For the entries that follow, tally the lines holding the string "with". Give the total and nothing else.

+++ RAW DATA +++

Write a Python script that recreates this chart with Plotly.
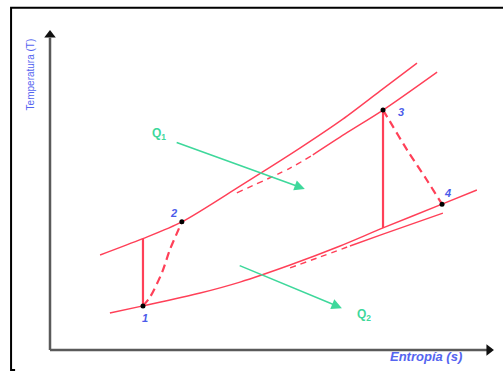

+++
+++ RAW DATA +++

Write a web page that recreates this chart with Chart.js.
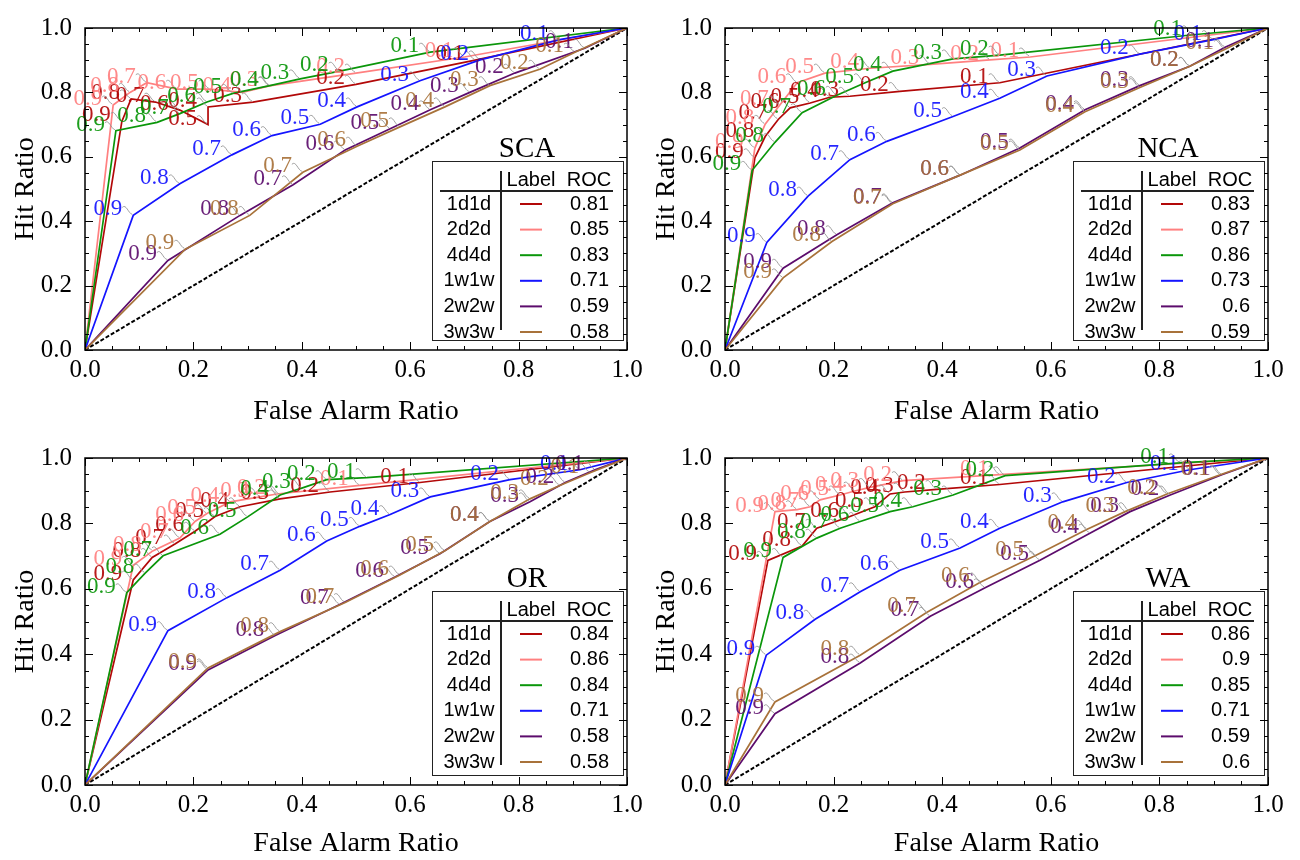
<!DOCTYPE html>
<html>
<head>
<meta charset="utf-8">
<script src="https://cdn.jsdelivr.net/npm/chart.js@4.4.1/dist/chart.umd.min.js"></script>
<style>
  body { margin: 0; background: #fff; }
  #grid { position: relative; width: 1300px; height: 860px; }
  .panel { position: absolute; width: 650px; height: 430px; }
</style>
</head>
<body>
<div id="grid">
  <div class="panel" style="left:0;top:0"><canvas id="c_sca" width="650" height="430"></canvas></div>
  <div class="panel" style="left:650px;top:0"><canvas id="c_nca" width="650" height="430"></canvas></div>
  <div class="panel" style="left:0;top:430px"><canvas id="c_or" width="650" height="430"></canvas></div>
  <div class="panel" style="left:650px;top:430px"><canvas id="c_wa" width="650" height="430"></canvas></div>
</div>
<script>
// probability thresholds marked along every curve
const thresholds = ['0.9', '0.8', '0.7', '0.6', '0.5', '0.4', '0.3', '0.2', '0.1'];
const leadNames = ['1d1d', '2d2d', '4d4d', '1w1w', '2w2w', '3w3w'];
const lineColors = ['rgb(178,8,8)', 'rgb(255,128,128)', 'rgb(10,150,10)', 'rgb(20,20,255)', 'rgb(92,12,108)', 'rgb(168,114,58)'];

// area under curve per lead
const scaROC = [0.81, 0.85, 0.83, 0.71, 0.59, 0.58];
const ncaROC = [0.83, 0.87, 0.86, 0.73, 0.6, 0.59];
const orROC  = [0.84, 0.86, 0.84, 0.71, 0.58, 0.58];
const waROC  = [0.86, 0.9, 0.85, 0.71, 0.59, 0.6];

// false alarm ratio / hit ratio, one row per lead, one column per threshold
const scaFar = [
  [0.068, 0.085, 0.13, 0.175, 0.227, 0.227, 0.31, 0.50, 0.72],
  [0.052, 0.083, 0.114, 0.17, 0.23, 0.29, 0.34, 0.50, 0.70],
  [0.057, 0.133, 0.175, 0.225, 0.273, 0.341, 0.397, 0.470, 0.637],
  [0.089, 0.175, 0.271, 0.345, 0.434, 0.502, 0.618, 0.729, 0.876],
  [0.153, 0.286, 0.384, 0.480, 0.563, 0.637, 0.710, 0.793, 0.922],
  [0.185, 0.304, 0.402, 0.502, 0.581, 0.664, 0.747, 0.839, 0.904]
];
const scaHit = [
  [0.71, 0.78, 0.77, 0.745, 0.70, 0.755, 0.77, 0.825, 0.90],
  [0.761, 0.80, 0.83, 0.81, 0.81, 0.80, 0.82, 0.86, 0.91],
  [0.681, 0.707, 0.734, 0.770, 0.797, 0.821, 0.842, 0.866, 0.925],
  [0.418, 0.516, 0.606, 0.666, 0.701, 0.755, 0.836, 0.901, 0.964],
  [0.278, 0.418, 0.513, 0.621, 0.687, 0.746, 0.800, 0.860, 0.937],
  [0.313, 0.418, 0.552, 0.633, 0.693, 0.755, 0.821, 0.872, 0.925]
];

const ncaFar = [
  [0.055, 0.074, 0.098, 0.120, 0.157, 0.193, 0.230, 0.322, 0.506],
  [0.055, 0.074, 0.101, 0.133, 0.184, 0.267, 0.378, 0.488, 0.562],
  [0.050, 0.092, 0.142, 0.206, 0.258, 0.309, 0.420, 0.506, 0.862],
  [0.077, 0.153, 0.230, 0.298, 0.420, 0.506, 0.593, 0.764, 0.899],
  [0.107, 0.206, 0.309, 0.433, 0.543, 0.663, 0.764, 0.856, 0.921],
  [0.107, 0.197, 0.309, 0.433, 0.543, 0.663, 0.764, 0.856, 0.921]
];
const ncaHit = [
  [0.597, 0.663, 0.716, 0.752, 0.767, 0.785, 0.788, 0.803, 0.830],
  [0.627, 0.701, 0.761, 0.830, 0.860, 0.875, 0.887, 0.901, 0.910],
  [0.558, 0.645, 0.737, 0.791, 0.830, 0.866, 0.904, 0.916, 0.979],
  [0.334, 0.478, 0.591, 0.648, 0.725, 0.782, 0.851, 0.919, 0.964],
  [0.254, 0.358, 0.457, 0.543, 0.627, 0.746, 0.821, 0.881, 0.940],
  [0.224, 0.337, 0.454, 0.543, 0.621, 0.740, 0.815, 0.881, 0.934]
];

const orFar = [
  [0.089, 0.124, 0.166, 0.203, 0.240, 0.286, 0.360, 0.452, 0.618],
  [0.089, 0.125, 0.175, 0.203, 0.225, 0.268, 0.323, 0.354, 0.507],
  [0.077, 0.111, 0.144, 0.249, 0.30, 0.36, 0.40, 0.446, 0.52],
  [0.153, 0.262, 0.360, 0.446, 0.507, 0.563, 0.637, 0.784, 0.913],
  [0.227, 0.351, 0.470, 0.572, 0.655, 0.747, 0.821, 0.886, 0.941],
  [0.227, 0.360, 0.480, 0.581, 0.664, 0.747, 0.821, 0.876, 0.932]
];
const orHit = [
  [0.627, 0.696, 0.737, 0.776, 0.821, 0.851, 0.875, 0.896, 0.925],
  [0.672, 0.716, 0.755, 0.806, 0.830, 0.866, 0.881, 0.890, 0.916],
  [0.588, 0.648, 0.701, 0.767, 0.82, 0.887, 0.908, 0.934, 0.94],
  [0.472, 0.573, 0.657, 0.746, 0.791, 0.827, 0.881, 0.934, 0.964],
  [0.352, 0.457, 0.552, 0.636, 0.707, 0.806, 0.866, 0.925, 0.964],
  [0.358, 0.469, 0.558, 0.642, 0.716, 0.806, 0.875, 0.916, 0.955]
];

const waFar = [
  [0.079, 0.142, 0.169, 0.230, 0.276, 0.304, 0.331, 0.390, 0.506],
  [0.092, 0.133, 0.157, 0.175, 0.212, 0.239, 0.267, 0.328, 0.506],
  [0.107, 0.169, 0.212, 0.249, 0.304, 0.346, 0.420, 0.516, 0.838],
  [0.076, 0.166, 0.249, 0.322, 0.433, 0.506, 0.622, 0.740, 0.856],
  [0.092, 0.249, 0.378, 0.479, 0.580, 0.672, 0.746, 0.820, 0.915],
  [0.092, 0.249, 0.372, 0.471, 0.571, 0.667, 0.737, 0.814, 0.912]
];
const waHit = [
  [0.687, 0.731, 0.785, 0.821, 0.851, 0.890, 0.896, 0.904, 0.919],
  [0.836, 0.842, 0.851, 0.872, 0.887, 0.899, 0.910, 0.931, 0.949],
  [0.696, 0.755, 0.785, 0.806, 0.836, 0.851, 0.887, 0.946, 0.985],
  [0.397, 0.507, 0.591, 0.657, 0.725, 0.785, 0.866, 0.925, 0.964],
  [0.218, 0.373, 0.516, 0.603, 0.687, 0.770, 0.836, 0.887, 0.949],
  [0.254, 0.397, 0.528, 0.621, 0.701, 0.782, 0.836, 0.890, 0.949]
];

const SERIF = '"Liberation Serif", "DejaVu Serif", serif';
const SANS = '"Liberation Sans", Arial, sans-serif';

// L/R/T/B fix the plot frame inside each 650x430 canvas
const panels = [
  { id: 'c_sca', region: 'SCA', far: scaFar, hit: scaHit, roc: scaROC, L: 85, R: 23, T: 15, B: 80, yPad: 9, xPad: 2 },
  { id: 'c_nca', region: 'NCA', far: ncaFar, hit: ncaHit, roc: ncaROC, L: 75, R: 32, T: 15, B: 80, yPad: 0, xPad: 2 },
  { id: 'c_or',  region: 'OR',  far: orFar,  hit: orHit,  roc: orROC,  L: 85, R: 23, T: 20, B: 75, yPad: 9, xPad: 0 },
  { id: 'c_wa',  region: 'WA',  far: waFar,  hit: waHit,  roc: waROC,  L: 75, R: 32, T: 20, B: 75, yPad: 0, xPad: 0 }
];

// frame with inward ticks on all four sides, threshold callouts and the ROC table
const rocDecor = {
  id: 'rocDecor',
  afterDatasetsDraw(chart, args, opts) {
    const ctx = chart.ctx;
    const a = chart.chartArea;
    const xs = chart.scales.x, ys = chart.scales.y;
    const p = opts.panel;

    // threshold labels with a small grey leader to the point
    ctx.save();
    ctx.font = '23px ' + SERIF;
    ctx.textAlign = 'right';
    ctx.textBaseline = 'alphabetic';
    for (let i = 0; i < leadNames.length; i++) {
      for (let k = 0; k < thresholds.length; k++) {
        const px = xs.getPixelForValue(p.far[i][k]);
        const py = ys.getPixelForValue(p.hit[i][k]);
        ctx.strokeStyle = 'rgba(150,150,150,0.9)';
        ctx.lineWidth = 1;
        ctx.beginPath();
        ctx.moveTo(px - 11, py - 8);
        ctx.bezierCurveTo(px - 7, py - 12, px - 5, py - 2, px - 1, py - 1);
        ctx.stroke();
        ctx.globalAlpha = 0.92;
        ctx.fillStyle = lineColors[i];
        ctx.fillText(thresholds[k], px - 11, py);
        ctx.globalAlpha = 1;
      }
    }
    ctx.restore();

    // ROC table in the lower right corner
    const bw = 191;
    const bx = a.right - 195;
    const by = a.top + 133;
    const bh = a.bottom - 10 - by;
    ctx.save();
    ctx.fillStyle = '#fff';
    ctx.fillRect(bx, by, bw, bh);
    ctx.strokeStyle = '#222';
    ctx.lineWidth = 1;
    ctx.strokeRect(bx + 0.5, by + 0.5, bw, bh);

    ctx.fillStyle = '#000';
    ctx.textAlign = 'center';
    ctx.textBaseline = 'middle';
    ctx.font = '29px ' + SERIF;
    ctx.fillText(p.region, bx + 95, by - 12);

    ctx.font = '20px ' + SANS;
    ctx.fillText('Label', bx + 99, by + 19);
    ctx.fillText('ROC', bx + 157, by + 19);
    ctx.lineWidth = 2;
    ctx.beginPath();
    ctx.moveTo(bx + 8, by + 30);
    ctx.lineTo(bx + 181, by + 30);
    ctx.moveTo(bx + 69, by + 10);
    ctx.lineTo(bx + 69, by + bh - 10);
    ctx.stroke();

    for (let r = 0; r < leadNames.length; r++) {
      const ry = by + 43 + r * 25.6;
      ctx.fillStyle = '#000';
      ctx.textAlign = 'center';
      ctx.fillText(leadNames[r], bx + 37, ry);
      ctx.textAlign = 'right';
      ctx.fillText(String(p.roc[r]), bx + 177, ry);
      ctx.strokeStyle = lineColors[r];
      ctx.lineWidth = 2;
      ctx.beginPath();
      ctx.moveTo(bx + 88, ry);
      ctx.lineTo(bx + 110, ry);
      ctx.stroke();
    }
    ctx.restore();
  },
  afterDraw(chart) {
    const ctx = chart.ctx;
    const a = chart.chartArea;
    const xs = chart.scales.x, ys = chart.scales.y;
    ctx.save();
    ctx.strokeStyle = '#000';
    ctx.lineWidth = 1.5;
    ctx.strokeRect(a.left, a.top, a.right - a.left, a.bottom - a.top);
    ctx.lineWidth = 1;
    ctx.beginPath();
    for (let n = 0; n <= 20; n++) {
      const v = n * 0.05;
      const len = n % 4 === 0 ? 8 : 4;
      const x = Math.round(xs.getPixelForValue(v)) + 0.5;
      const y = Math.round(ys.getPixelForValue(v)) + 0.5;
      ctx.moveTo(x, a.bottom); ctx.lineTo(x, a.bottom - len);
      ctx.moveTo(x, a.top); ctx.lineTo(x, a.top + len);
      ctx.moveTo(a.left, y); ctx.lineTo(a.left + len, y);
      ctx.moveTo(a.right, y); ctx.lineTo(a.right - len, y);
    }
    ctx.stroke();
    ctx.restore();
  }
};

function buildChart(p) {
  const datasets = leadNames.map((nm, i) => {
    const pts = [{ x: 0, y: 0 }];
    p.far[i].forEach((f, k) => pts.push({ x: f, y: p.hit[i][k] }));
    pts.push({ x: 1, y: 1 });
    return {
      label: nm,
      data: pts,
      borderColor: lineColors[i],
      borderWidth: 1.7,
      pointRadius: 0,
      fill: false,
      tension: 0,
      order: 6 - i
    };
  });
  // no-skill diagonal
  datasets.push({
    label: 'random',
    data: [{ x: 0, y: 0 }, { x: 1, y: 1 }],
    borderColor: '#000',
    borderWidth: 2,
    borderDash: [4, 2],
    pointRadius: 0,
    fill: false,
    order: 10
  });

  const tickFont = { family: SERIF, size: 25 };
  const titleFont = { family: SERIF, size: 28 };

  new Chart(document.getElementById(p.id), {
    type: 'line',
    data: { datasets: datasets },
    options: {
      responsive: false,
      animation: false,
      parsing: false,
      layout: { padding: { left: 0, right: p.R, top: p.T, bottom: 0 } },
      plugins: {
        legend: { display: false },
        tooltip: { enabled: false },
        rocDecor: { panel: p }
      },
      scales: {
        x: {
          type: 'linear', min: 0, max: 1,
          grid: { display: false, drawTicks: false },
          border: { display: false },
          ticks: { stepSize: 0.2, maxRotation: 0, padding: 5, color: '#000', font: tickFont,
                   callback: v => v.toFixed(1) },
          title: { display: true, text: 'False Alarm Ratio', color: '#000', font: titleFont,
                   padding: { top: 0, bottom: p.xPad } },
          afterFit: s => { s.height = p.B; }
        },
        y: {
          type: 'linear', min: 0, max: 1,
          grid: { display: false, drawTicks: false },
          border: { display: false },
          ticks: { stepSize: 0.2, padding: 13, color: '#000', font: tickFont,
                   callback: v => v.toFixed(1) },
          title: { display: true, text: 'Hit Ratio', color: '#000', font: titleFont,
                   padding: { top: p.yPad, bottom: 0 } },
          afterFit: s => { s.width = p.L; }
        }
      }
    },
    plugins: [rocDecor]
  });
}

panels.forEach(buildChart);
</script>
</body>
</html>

+++
+++ RAW DATA +++

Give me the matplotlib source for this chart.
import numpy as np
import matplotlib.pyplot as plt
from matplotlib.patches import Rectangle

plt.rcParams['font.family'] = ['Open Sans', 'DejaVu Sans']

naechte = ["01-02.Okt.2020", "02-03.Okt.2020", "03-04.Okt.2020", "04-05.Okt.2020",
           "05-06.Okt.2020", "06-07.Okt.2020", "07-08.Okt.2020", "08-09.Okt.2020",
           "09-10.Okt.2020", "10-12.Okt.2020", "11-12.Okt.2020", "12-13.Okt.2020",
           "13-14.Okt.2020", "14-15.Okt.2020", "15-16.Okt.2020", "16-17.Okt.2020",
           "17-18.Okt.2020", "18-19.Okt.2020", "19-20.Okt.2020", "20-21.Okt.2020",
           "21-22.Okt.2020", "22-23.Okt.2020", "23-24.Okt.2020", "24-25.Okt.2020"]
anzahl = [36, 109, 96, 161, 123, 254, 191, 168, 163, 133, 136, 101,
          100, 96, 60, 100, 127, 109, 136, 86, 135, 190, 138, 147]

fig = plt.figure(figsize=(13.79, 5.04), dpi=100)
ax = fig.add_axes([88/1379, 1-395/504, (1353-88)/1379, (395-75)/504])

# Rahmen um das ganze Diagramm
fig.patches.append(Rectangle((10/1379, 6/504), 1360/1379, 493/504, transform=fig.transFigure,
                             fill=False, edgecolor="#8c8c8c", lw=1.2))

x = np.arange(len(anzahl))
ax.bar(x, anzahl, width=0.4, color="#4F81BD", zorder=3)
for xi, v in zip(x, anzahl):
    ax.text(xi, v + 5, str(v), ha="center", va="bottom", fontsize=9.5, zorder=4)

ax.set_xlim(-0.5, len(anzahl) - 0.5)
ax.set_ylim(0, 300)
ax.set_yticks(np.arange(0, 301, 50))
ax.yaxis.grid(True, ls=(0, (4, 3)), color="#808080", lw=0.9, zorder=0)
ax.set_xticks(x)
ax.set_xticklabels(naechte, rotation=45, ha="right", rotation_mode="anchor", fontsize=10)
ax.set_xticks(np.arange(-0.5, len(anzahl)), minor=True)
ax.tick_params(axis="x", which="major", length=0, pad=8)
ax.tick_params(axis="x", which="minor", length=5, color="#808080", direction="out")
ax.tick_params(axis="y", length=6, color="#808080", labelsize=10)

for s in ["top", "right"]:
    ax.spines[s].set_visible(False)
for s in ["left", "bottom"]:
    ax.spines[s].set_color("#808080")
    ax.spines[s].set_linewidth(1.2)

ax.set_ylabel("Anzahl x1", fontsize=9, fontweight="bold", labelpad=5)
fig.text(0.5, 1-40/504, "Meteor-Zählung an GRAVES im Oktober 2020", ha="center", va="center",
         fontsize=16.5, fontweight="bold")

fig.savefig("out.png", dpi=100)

+++

■ **THE OUTPUT**: 4